Businesses have to constantly be on the lookout for the next best investment hubs, with strategic site selection taking on even more importance in an era marked by growing competition and rising global volatility. The demise of the BRICS has more so intensified the emerging market site selection search, and today we see increasing investor interest being directed toward the Association of Southeast Asian Nations (ASEAN), with the region characterized by robust economic growth, favorable demographics and so on. The section below analyzes key factors favorable to ASEAN’s growing emergence as an investment destination in greater detail.

Move toward ASEAN Single Market

Greater economic integration is increasingly being envisaged by ASEAN members under the ASEAN Economic Community (AEC), with targeted free movement of goods and services, investments, as well as skilled labor. In regards to trade conditions, tariffs on goods have already been reduced to a large extent, and the sustained move toward greater free trade will facilitate cross-border trade with minimal tariff and non-tariff restrictions, thereby allowing business to increasingly leverage regional supply chains, minimize costs, and reach a wider market base of over 600 million persons (combined population of ASEAN countries). Commitment toward enhanced regional integration is evident through the AEC Community 2025, which amongst other targets, strives for the sustained removal of tariff barriers and non-tariff barriers on goods, elimination and minimizing of investment related restrictions, and so on.

Sizeable Economy and Robust Growth Rates

As can been seen from the exhibit below, ASEAN is expected to move up the ranks from being the 6th largest economy in 2016 to the 5th largest by 2020, with anticipated gross domestic product (GDP) growth in the range of 4.9% to 5.4% and with private consumption being a key growth driver.

Exhibit 1: Top 10 Ranking Economies in terms of GDP Size {Measured by Nominal GDP ($ billion)}, Global, 2016 and 2020

ASEAN’s largest member countries in terms of GDP such as Indonesia and Malaysia are expected to clock in growth rates between 4.6% and 6% over the next four years, while frontier markets such as Cambodia, Laos, and Myanmar are expected to register rates between 6.5% and 7.8%. These three frontier markets were in fact amongst the world’s top 10 fastest growing economies in 2015. The region’s robust growth rates in comparison to tepid growth across BRICS (barring India and China, although China’s growth is weakening) and advanced economies such as the United States, Japan, and Euro area incentivizes expanded operations across ASEAN countries.

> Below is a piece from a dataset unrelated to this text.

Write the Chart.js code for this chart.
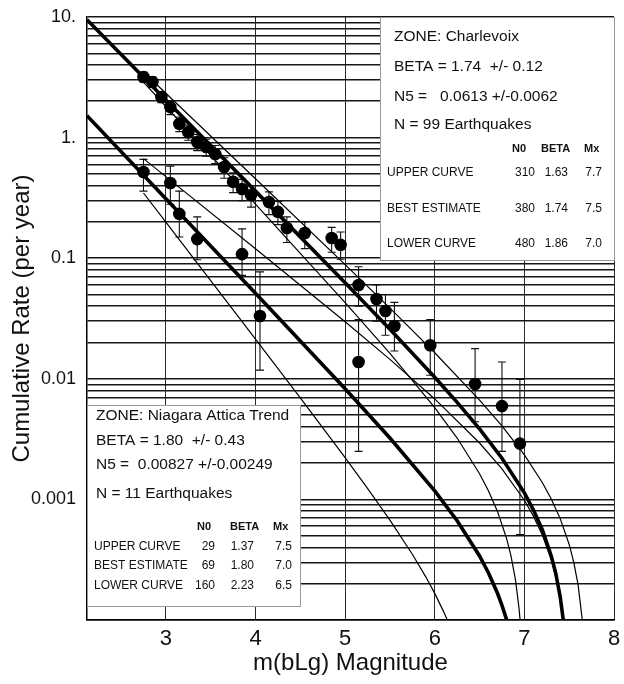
<!DOCTYPE html>
<html><head><meta charset="utf-8">
<script src="https://cdn.jsdelivr.net/npm/chart.js@4.4.0/dist/chart.umd.min.js"></script>
<style>html,body{margin:0;padding:0;background:#fff}#wrap{width:624px;height:684px;position:relative}</style>
</head><body><div id="wrap"><canvas id="c" width="624" height="684"></canvas></div>
<script>
// ---- observed data: Charlevoix ----
const charlevoixMag  = [2.75,2.85,2.95,3.05,3.15,3.25,3.35,3.45,3.55,3.65,3.75,3.85,3.95,4.15,4.25,4.35,4.55,4.85,4.95,5.15,5.35,5.45,5.55,5.95,6.45,6.75,6.95];
const charlevoixRate = [3.18,2.89,2.17,1.79,1.30,1.11,0.92,0.836,0.731,0.57,0.43,0.375,0.334,0.292,0.242,0.178,0.162,0.147,0.129,0.060,0.0459,0.0365,0.0274,0.019,0.00905,0.00594,0.0029];
const charlevoixLow  = [2.9,2.6,1.95,1.55,1.12,0.95,0.78,0.70,0.61,0.46,0.35,0.30,0.265,0.23,0.19,0.135,0.12,0.112,0.098,0.040,0.030,0.023,0.017,0.0107,0.0044,0.0025,0.00051];
const charlevoixHigh = [3.5,3.2,2.4,2.0,1.48,1.27,1.06,0.97,0.86,0.68,0.51,0.45,0.40,0.355,0.295,0.22,0.20,0.18,0.165,0.085,0.060,0.050,0.043,0.031,0.0178,0.0138,0.0099];
// ---- observed data: Niagara Attica Trend ----
const niagaraMag  = [2.75,3.05,3.15,3.35,3.85,4.05,5.15];
const niagaraRate = [0.518,0.42,0.233,0.144,0.108,0.0332,0.0138];
const niagaraLow  = [0.36,0.28,0.15,0.097,0.072,0.0118,0.0025];
const niagaraHigh = [0.66,0.58,0.36,0.22,0.175,0.077,0.031];
// ---- curves ----
const charBestMag   = [2.12,3,4,5,5.5,6,6.25,6.5,6.75,7.0,7.1,7.2,7.3,7.35,7.4,7.434];
const charBestRate  = [9.50,2.054,0.3599,0.06249,0.02570,0.010294,0.006376,0.003838,0.002196,0.001133,0.000822,0.000560,0.000340,0.000244,0.0001554,0.0001];
const charUpperMag  = [2.75,3,4,5,5.5,6,6.5,6.75,7.0,7.2,7.3,7.4,7.5,7.55,7.6,7.646];
const charUpperRate = [3.503,2.331,0.4557,0.08841,0.03852,0.01644,0.006665,0.004067,0.002339,0.001382,0.001009,0.000693,0.000423,0.000304,0.0001944,0.0001];
const charLowerMag  = [2.75,3,4,5,5.5,6,6.25,6.5,6.6,6.7,6.8,6.85,6.9,6.94,6.952];
const charLowerRate = [2.882,1.810,0.2808,0.04282,0.01625,0.005768,0.003228,0.001632,0.001174,0.000795,0.000479,0.000342,0.000217,0.0001258,0.0001];
const nigBestMag    = [2.12,3,4,5,5.5,6,6.25,6.5,6.6,6.7,6.75,6.803];
const nigBestRate   = [1.519,0.3114,0.05128,0.008283,0.003229,0.001175,0.0006648,0.0003396,0.0002453,0.0001666,0.0001322,0.0001];
const nigUpperMag   = [2.75,3,4,5,5.5,6,6.5,6.75,7.0,7.1,7.2,7.3,7.35,7.4,7.43];
const nigUpperRate  = [0.6692,0.4748,0.1199,0.02972,0.01449,0.006807,0.002936,0.001794,0.000984,0.000730,0.000508,0.0003153,0.0002282,0.0001469,0.0001];
const nigLowerMag   = [2.75,3,4,4.5,5,5.25,5.5,5.75,5.9,6.0,6.1,6.14];
const nigLowerRate  = [0.3473,0.1988,0.02131,0.006933,0.002219,0.001236,0.0006731,0.0003508,0.000228,0.0001662,0.0001168,0.0001];
// ---- ticks ----
const xTickValues = [3,4,5,6,7,8];
const yTickValues = [10,1,0.1,0.01,0.001];
const yTickLabels = ['10.','1.','0.1','0.01','0.001'];
const yDecades = [0.0001,0.001,0.01,0.1,1];
const yMinorMult = [1,2,3,4,5,6,7,8,9];
// ---- box texts ----
const tableRows = ['UPPER CURVE','BEST ESTIMATE','LOWER CURVE'];
const tableHead = ['N0','BETA','Mx'];
const charInfo = ['ZONE: Charlevoix','BETA = 1.74  +/- 0.12','N5 =   0.0613 +/-0.0062','N = 99 Earthquakes'];
const charN0 = ['310','380','480'], charBeta = ['1.63','1.74','1.86'], charMx = ['7.7','7.5','7.0'];
const nigInfo = ['ZONE: Niagara Attica Trend','BETA = 1.80  +/- 0.43','N5 =  0.00827 +/-0.00249','N = 11 Earthquakes'];
const nigN0 = ['29','69','160'], nigBeta = ['1.37','1.80','2.23'], nigMx = ['7.5','7.0','6.5'];

const FONT = '"Liberation Sans", Arial, Helvetica, sans-serif';
const pts = (xs, ys) => xs.map((x, i) => ({x, y: ys[i]}));
const yGridValues = [];
yDecades.forEach(d => yMinorMult.forEach(m => yGridValues.push(+(d*m).toPrecision(3))));
yGridValues.push(10);

function curve(label, xs, ys, w) {
  return {label, data: pts(xs, ys), borderColor: '#000', borderWidth: w, pointRadius: 0, fill: false, tension: 0, order: 5};
}

const overlay = {
  id: 'overlay',
  beforeDatasetsDraw(chart) {
    const ctx = chart.ctx, xs = chart.scales.x, ys = chart.scales.y, a = chart.chartArea;
    ctx.save();
    ctx.fillStyle = '#fff';
    ctx.fillRect(380, a.top, a.right - 380, 260 - a.top);
    ctx.strokeStyle = '#9a9a9a'; ctx.lineWidth = 1;
    ctx.strokeRect(380.5, a.top + 0.5, a.right - 380, 260 - a.top);
    ctx.fillRect(a.left, 405, 300 - a.left, 606 - 405);
    ctx.strokeRect(a.left + 0.5, 405.5, 300 - a.left, 606 - 405);
    ctx.fillStyle = '#111';
    ctx.textBaseline = 'middle';
    ctx.textAlign = 'left';
    ctx.font = '15.5px ' + FONT;
    [37, 67, 97, 125].forEach((y, i) => ctx.fillText(charInfo[i], 394, y));
    [416, 441, 465, 494].forEach((y, i) => ctx.fillText(nigInfo[i], 96, y));
    ctx.font = 'bold 11px ' + FONT;
    [512, 541, 584].forEach((x, i) => ctx.fillText(tableHead[i], x, 149));
    [197, 230, 273].forEach((x, i) => ctx.fillText(tableHead[i], x, 527));
    ctx.font = '12px ' + FONT;
    [173, 209, 244].forEach((y, i) => {
      ctx.textAlign = 'left'; ctx.fillText(tableRows[i], 387, y);
      ctx.textAlign = 'right';
      ctx.fillText(charN0[i], 535, y); ctx.fillText(charBeta[i], 568, y); ctx.fillText(charMx[i], 602, y);
    });
    [547, 566, 586].forEach((y, i) => {
      ctx.textAlign = 'left'; ctx.fillText(tableRows[i], 94, y);
      ctx.textAlign = 'right';
      ctx.fillText(nigN0[i], 215, y); ctx.fillText(nigBeta[i], 254, y); ctx.fillText(nigMx[i], 292, y);
    });
    ctx.strokeStyle = '#111'; ctx.lineWidth = 1.1;
    const bars = (mags, lo, hi) => mags.forEach((m, i) => {
      const px = xs.getPixelForValue(m), y1 = ys.getPixelForValue(lo[i]), y2 = ys.getPixelForValue(hi[i]);
      ctx.beginPath();
      ctx.moveTo(px, y1); ctx.lineTo(px, y2);
      ctx.moveTo(px - 4, y1); ctx.lineTo(px + 4, y1);
      ctx.moveTo(px - 4, y2); ctx.lineTo(px + 4, y2);
      ctx.stroke();
    });
    bars(charlevoixMag, charlevoixLow, charlevoixHigh);
    bars(niagaraMag, niagaraLow, niagaraHigh);
    ctx.restore();
  }
};

new Chart(document.getElementById('c'), {
  type: 'line',
  data: {
    datasets: [
      {label: 'Charlevoix data', data: pts(charlevoixMag, charlevoixRate), showLine: false, pointRadius: 6.3, pointBackgroundColor: '#000', pointBorderWidth: 0, order: 1},
      {label: 'Niagara data', data: pts(niagaraMag, niagaraRate), showLine: false, pointRadius: 6.3, pointBackgroundColor: '#000', pointBorderWidth: 0, order: 1},
      curve('Charlevoix best', charBestMag, charBestRate, 3.6),
      curve('Charlevoix upper', charUpperMag, charUpperRate, 1.2),
      curve('Charlevoix lower', charLowerMag, charLowerRate, 1.2),
      curve('Niagara best', nigBestMag, nigBestRate, 3.6),
      curve('Niagara upper', nigUpperMag, nigUpperRate, 1.2),
      curve('Niagara lower', nigLowerMag, nigLowerRate, 1.2)
    ]
  },
  options: {
    responsive: false, animation: false, devicePixelRatio: 1,
    layout: {padding: {top: 17, right: 10, left: 0, bottom: 0}},
    plugins: {legend: {display: false}, tooltip: {enabled: false}},
    scales: {
      x: {
        type: 'linear', min: 2.12, max: 8,
        afterBuildTicks: s => { s.ticks = xTickValues.map(v => ({value: v})); },
        afterFit: s => { s.height = 64; s.paddingRight = 0; s.paddingLeft = 0; },
        grid: {color: '#2a2a2a', lineWidth: 1, drawTicks: false},
        border: {display: true, color: '#000', width: 1.5},
        ticks: {padding: 6, color: '#111', font: {family: FONT, size: 22}, maxRotation: 0, autoSkip: false},
        title: {display: true, text: 'm(bLg) Magnitude', color: '#111', font: {family: FONT, size: 24}, padding: {top: 0, bottom: 6}}
      },
      y: {
        type: 'logarithmic', min: 0.0001, max: 10,
        afterBuildTicks: s => { s.ticks = yGridValues.map(v => ({value: v})); },
        afterFit: s => { s.width = 87; s.paddingTop = 0; s.paddingBottom = 0; },
        grid: {color: '#161616', lineWidth: 1.6, drawTicks: false},
        border: {display: true, color: '#000', width: 1.5},
        ticks: {
          padding: 11, color: '#111', font: {family: FONT, size: 18}, autoSkip: false,
          callback: v => { const i = yTickValues.findIndex(t => Math.abs(t - v) / t < 1e-6); return i >= 0 ? yTickLabels[i] : ''; }
        },
        title: {display: true, text: 'Cumulative Rate (per year)', color: '#111', font: {family: FONT, size: 24}, padding: {top: 8, bottom: 0}}
      }
    }
  },
  plugins: [overlay]
});
</script></body></html>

Burgeoning Middle Class Population

Data from the Asian Development Bank reveal that ASEAN’s middle class population is expected to expand from 24% in 2010 to 65% in 2030. The sheer size of ASEAN’s population coupled with the rising affluence of consumers will continue to spur private consumption demand. Growing demand for goods and services should spur greater investments into ASEAN; given that proximity to markets help firms maintain competitiveness. Moreover, firms investing in frontier markets such as Myanmar and Cambodia can also reap the benefits of first mover advantages.

Labor Related Advantages

On one hand, countries such as Malaysia, Vietnam, and Brunei enjoy labor cost competitiveness, with the hourly minimum wages in Malaysia and Vietnam ranging from $0.88 to $1.17, compared to $10.64 in New Zealand and an average of $7.57 in Japan. Lower wages along with move toward greater regional integration allows firms to establish production in lower wage ASEAN countries, while sourcing parts and supplying finished products to ASEAN countries at competitive rates. While Singapore may not enjoy the advantage of affordable labor, the country’s quality of talent has been often cited by MNCs as amongst the key reasons for doing business in Singapore. The ability to source high level talent from globally reputed universities such as and Nanyang Technological University and the National University of Singapore along with worker expertise in English are among the key reasons for Singapore’s emergence as a go-to destination for advanced manufacturing activities.

The leaders of the ASEAN countries will have to work to address challenges such as infrastructural deficiencies, slow pace of integration in regards to services and investments and so on in order to foster greater growth and development over the coming years. Nonetheless, rising foreign direct investment (FDI) over the years points to the international recognition of ASEAN’s competitive advantages as well as its growing emergence as a global investment hub, with investor interest expected to only strengthen amidst China’s weakening labor cost competitiveness.